Johnson also regained the Nextel Cup points lead. He came to Texas trailing Gordon by nine points; he left leading by 30 and carrying enough momentum perhaps to win his second-straight Cup. Gordon is the only other driver with a realistic shot at the title. Clint Bowyer trails by 181 points, a huge deficit with only Phoenix and Homestead remaining. (The top six drivers remain mathematically alive, but don't expect any miracles.)

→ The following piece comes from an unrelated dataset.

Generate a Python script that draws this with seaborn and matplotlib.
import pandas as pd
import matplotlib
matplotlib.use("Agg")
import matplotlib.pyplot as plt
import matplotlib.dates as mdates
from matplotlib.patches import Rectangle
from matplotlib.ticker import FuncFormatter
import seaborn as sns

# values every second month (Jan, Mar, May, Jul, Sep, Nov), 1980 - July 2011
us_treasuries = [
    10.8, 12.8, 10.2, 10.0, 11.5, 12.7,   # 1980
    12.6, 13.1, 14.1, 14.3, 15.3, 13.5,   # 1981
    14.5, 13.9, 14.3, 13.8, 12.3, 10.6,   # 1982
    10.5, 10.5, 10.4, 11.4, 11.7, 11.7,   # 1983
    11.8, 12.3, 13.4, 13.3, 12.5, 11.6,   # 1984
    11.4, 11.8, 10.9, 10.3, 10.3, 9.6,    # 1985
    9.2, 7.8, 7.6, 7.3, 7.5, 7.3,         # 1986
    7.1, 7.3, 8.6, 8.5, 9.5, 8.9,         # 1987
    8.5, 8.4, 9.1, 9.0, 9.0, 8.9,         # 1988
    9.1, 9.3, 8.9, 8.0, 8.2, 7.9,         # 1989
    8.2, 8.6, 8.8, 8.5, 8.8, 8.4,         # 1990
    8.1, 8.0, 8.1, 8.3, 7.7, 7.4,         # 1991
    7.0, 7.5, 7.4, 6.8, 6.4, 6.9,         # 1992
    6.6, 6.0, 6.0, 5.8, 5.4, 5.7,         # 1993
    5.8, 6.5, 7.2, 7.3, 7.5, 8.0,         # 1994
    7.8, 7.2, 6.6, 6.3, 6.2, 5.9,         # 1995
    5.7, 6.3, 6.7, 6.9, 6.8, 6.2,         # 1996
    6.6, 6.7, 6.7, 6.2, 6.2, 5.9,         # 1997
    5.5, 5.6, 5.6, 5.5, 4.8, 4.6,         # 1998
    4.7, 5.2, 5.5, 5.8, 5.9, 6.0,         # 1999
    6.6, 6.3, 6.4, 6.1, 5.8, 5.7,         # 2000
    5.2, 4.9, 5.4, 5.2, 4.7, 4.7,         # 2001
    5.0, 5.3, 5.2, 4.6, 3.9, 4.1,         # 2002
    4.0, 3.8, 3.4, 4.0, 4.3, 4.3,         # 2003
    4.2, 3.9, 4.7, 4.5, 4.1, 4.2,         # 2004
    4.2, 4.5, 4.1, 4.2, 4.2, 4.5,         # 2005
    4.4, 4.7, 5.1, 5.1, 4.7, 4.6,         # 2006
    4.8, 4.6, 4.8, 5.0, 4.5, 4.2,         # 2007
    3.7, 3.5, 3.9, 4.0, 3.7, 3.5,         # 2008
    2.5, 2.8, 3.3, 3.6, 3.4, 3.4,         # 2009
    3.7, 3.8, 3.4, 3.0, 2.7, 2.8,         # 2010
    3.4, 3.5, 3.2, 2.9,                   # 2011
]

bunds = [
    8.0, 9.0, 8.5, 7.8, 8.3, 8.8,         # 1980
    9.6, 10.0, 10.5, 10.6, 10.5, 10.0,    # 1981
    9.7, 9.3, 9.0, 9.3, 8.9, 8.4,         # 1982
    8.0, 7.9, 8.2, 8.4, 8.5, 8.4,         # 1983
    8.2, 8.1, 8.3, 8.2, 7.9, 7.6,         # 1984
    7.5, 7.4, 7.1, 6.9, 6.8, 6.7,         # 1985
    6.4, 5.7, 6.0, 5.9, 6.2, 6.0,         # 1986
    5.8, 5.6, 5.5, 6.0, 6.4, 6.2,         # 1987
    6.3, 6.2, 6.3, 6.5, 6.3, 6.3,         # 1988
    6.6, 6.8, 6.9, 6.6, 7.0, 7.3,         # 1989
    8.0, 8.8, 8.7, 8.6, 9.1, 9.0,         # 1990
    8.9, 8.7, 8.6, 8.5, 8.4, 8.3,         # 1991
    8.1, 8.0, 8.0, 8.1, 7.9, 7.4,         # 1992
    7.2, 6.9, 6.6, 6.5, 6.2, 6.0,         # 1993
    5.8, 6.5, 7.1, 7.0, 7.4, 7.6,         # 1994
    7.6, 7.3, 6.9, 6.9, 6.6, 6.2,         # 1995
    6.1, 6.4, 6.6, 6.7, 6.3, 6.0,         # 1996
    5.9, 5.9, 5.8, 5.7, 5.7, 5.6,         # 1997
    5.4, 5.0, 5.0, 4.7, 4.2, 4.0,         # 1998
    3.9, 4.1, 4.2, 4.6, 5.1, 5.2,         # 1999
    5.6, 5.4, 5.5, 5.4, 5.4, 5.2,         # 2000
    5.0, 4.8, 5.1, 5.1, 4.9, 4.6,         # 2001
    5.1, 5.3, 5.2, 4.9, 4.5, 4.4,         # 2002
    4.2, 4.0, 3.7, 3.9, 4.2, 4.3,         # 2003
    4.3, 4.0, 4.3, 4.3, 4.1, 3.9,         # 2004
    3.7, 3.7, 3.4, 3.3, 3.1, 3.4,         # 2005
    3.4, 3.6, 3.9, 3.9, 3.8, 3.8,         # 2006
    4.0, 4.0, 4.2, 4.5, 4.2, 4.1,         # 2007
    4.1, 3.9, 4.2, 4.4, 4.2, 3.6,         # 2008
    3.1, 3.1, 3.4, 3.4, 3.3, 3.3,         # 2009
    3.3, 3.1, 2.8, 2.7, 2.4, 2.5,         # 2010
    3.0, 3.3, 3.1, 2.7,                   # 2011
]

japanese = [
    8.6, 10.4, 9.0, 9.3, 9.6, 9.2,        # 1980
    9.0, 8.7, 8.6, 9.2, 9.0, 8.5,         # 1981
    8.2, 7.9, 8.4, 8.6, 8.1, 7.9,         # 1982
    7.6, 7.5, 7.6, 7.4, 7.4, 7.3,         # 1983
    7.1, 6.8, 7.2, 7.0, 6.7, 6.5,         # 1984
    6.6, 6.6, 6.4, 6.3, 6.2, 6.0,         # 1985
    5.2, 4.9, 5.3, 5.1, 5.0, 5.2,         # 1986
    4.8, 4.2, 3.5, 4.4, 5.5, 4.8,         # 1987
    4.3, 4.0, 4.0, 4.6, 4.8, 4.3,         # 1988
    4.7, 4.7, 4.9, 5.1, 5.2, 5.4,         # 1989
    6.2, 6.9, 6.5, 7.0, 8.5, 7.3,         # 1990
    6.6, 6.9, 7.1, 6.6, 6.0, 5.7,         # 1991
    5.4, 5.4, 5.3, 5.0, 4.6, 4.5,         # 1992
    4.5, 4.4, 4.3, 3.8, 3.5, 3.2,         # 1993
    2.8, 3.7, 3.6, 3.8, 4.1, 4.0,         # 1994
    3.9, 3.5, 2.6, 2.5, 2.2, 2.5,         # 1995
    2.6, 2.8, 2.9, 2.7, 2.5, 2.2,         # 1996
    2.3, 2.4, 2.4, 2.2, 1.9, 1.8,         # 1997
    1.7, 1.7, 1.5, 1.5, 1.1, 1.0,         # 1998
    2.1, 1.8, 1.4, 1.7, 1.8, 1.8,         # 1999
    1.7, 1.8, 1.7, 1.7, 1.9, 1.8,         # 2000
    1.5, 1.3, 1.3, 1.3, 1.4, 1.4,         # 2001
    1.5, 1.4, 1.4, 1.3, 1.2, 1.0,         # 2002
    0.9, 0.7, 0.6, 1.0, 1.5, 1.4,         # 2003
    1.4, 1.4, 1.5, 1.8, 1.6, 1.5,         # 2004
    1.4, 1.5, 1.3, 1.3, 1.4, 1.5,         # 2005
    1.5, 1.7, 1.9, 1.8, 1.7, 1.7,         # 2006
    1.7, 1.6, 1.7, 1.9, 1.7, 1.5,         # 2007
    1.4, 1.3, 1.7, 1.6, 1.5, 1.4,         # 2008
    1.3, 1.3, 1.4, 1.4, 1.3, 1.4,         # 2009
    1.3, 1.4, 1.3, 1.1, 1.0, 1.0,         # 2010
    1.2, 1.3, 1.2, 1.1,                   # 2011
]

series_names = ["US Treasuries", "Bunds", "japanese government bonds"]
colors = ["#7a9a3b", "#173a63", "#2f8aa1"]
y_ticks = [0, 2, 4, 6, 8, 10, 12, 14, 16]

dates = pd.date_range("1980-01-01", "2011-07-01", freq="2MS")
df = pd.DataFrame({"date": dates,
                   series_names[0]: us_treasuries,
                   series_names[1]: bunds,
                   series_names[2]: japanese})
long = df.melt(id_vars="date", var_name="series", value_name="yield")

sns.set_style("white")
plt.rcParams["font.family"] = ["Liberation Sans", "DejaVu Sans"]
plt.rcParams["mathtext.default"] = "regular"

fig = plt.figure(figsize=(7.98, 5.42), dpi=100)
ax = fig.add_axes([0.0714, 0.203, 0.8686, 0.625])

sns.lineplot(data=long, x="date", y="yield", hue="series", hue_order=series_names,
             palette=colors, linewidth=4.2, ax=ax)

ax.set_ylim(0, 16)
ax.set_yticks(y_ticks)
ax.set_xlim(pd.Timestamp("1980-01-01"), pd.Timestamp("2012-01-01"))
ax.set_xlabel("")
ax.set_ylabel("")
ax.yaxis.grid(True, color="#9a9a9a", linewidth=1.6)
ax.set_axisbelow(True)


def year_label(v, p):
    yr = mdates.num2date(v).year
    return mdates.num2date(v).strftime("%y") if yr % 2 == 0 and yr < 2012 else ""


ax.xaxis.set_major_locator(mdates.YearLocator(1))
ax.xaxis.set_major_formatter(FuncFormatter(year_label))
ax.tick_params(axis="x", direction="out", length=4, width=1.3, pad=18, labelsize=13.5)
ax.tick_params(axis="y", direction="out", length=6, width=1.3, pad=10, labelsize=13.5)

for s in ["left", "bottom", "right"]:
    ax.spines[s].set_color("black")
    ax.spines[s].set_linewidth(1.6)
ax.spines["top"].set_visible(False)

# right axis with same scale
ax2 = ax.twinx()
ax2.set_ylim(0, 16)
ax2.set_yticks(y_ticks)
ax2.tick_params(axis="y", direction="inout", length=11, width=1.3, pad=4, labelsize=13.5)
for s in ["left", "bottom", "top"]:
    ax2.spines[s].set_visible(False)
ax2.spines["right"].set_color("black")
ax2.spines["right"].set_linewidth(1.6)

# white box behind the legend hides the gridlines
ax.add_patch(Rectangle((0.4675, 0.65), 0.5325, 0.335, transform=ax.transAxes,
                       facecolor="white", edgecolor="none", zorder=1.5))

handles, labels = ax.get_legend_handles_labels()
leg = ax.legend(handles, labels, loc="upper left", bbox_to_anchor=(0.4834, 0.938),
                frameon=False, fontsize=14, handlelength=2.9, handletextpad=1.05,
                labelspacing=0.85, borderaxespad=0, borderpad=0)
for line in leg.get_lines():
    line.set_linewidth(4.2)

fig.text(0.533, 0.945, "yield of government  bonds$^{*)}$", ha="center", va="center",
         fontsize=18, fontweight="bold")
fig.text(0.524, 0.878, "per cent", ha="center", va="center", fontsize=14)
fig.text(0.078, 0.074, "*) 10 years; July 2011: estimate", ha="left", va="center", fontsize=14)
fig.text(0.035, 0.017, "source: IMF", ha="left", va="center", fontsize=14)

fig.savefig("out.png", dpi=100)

Johnson said all the right things when asked about those precious 30 points. "I've made up 39 in the last two races,'' he said after his 32nd career win, his first at Texas. "And it's possible I can lose that many the next two races. It'll come down to Homestead and be a shootout. Jeff and those guys on the [No. 24 team] aren't going to give it away this late in the season. I'm just happy to be in this position. I just hope this ride we're on stays for a while.''
Johnson passed Matt Kenseth with three laps remaining and won the 334-lapper by almost a second. They'd waged a stirring duel, 10 laps of close-quarter, noncontact, respectful racing seldom seen at the front these days. At a time when many fans and the media carp about drivers racing more for points than for wins, Kenseth and Johnson reminded everyone how good NASCAR can be when done right. "We raced as hard as we could,'' said Kenseth, a Cup race winner at Texas in 2002. "We couldn't have raced any harder without wrecking. It was as hard as I've raced in a while.''
Kenseth finished second, with pole winner Martin Truex Jr., Kyle Busch and Ryan Newman completing the top five. After running well much of the day, Bowyer was 19th following a late-race stop for a tire vibration. Denny Hamlin, who led the second-most laps, finished 29th after kissing the wall on lap 274 while racing Kenseth for the lead.
The year's last 500-mile race didn't settle much, but it sent a clear signal that Johnson's No. 48 Chevrolet is again king of the hill. Granted, Gordon and crew chief Steve Letarte have more poles, more top-fives, more top-10s, more lap-leader bonus points, fewer DNFs and half as many double-digit finishes. But Johnson and crew chief Chad Knaus have more wins and, on average, have been slightly better in the eight Chase races. Gordon had better average finishes in the 26 regular-season races, an advantage erased when NASCAR adjusted points for the Chase. Under the old system, Gordon would have clinched his fifth Cup with his seventh-place finish at Texas.